Pull out every line below holding the word "matplotlib".

--

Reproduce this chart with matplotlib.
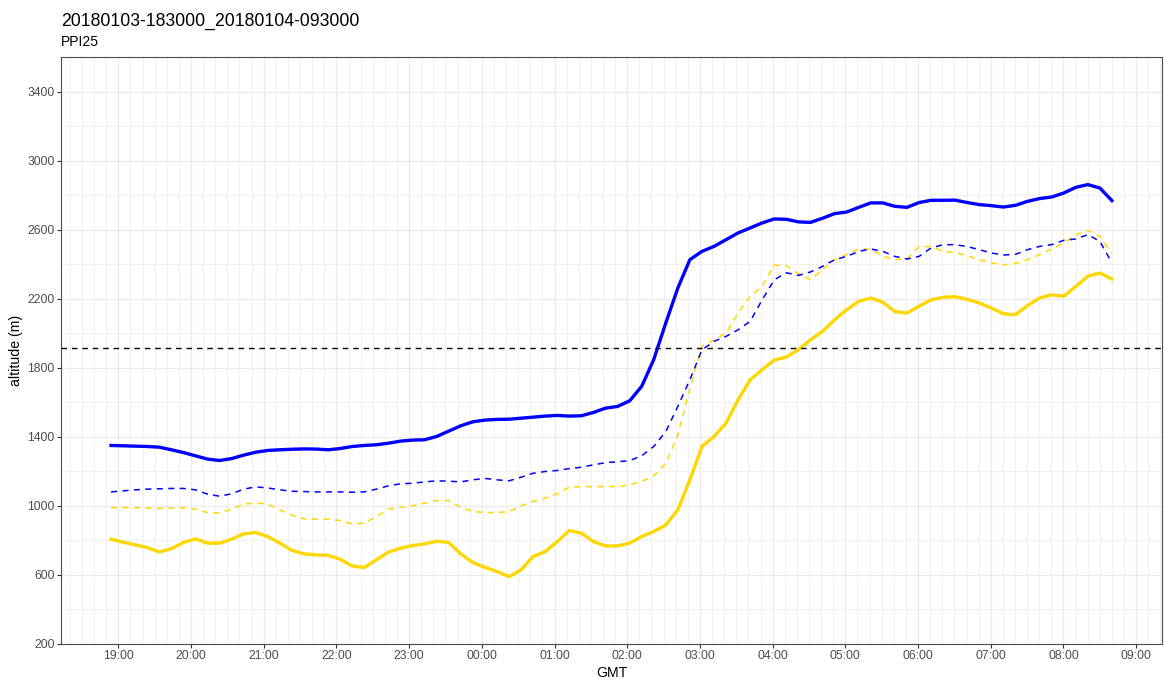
"""PPI25 altitude time series, 2018-01-03 18:30 -> 2018-01-04 09:30 (ggplot theme_bw look)."""

import matplotlib
matplotlib.use("Agg")
import matplotlib.pyplot as plt
import matplotlib.dates as mdates
import numpy as np
import pandas as pd

plt.rcParams["font.family"] = ["Liberation Sans", "DejaVu Sans"]

TITLE = "20180103-183000_20180104-093000"
SUBTITLE = "PPI25"

# ~10 min steps from 18:54 to 08:40
times = pd.date_range("2018-01-03 18:54", "2018-01-04 08:40", periods=84)

blue_solid = [
    1350, 1348, 1346, 1344, 1340, 1325, 1309, 1290, 1271, 1263,
    1274, 1294, 1311, 1321, 1325, 1328, 1330, 1329, 1325, 1332,
    1344, 1350, 1354, 1363, 1375, 1381, 1383, 1402, 1433, 1464,
    1487, 1497, 1501, 1502, 1508, 1514, 1520, 1524, 1520, 1522,
    1541, 1566, 1576, 1608, 1692, 1847, 2059, 2262, 2426, 2474,
    2503, 2542, 2581, 2610, 2639, 2662, 2660, 2645, 2642, 2666,
    2693, 2702, 2729, 2755, 2755, 2735, 2729, 2757, 2770, 2770,
    2771, 2757, 2745, 2739, 2731, 2741, 2764, 2780, 2789, 2812,
    2845, 2861, 2841, 2768,
]
blue_dash = [
    1081, 1087, 1093, 1097, 1099, 1101, 1101, 1093, 1068, 1056,
    1070, 1097, 1110, 1104, 1093, 1085, 1083, 1081, 1081, 1081,
    1079, 1081, 1097, 1116, 1128, 1131, 1139, 1145, 1143, 1139,
    1151, 1159, 1151, 1145, 1166, 1189, 1199, 1205, 1216, 1224,
    1238, 1250, 1256, 1262, 1290, 1344, 1430, 1576, 1731, 1904,
    1953, 1982, 2020, 2069, 2194, 2310, 2350, 2335, 2355, 2387,
    2426, 2445, 2474, 2488, 2474, 2445, 2430, 2445, 2494, 2513,
    2513, 2502, 2484, 2465, 2453, 2457, 2484, 2503, 2513, 2538,
    2546, 2571, 2532, 2407,
]
yellow_dash = [
    990, 990, 989, 987, 985, 987, 989, 981, 961, 958,
    981, 1010, 1017, 1010, 977, 945, 925, 923, 923, 915,
    896, 900, 938, 981, 992, 1000, 1016, 1031, 1031, 992,
    967, 962, 961, 967, 1000, 1025, 1045, 1070, 1108, 1112,
    1112, 1112, 1112, 1122, 1141, 1175, 1245, 1410, 1680, 1924,
    1962, 2001, 2117, 2214, 2272, 2395, 2390, 2345, 2310, 2368,
    2426, 2455, 2488, 2488, 2445, 2426, 2430, 2500, 2503, 2474,
    2467, 2449, 2426, 2407, 2397, 2403, 2426, 2455, 2488, 2523,
    2571, 2596, 2561, 2465,
]
yellow_solid = [
    807, 790, 774, 759, 733, 752, 788, 809, 784, 784,
    807, 838, 846, 822, 784, 742, 722, 716, 714, 691,
    652, 643, 687, 732, 755, 770, 780, 795, 788, 722,
    672, 644, 620, 590, 629, 707, 735, 793, 857, 842,
    793, 768, 768, 784, 822, 851, 890, 977, 1151, 1344,
    1402, 1479, 1615, 1731, 1789, 1845, 1862, 1905, 1962, 2011,
    2078, 2136, 2185, 2204, 2180, 2125, 2117, 2156, 2194, 2208,
    2212, 2196, 2175, 2146, 2113, 2107, 2160, 2204, 2223, 2214,
    2271, 2330, 2349, 2314,
]
threshold = 1915

y_ticks = list(range(200, 3401, 400))
y_minor = list(range(400, 3601, 400))

BLUE = "#0000FF"
GOLD = "#FFD700"
GRID = "#EBEBEB"

W, H = 1164, 679
fig = plt.figure(figsize=(W / 100, H / 100), dpi=100)
ax = fig.add_axes([61 / W, 1 - 644 / H, (1162 - 61) / W, (644 - 57) / H])

ax.plot(times, yellow_solid, color=GOLD, lw=2.4, solid_joinstyle="round")
ax.plot(times, blue_solid, color=BLUE, lw=2.4, solid_joinstyle="round")
ax.plot(times, yellow_dash, color=GOLD, lw=1.1, dashes=(4, 3.5),
        dash_joinstyle="round")
ax.plot(times, blue_dash, color=BLUE, lw=1.1, dashes=(4, 3.5),
        dash_joinstyle="round")
ax.axhline(threshold, color="black", lw=1.0, dashes=(4, 3.5))

# ggplot-style 5% expansion on x, fixed y range
t0, t1 = mdates.date2num(times[0]), mdates.date2num(times[-1])
pad = 0.05 * (t1 - t0)
ax.set_xlim(t0 - pad, t1 + pad)
ax.set_ylim(200, 3600)

ax.xaxis.set_major_locator(mdates.HourLocator())
ax.xaxis.set_major_formatter(mdates.DateFormatter("%H:%M"))
ax.xaxis.set_minor_locator(mdates.MinuteLocator(byminute=[10, 20, 30, 40, 50]))
ax.set_yticks(y_ticks)
ax.set_yticks(y_minor, minor=True)

ax.grid(which="major", color=GRID, lw=0.9)
ax.grid(which="minor", color=GRID, lw=0.5)
ax.set_axisbelow(True)

ax.tick_params(which="major", length=2.6, width=0.8, color="#333333",
               labelsize=8.7, labelcolor="#4D4D4D", pad=2)
ax.tick_params(which="minor", length=0)
for s in ax.spines.values():
    s.set_color("#4D4D4D")
    s.set_linewidth(0.8)

fig.text(61 / W, 1 - 26 / H, TITLE, fontsize=12.7, va="baseline", ha="left")
fig.text(61 / W, 1 - 46.5 / H, SUBTITLE, fontsize=10, va="baseline", ha="left")
fig.text(612 / W, 1 - 673 / H, "GMT", fontsize=10.2, va="center", ha="center")
fig.text(16 / W, 1 - 350 / H, "altitude (m)", fontsize=10.2, va="center",
         ha="center", rotation=90)

fig.savefig("out.png", dpi=100)
plt.close(fig)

--

Solution to the problem –
Reproduce this chart with matplotlib.
import matplotlib
matplotlib.use("Agg")
import matplotlib.pyplot as plt
import matplotlib.dates as mdates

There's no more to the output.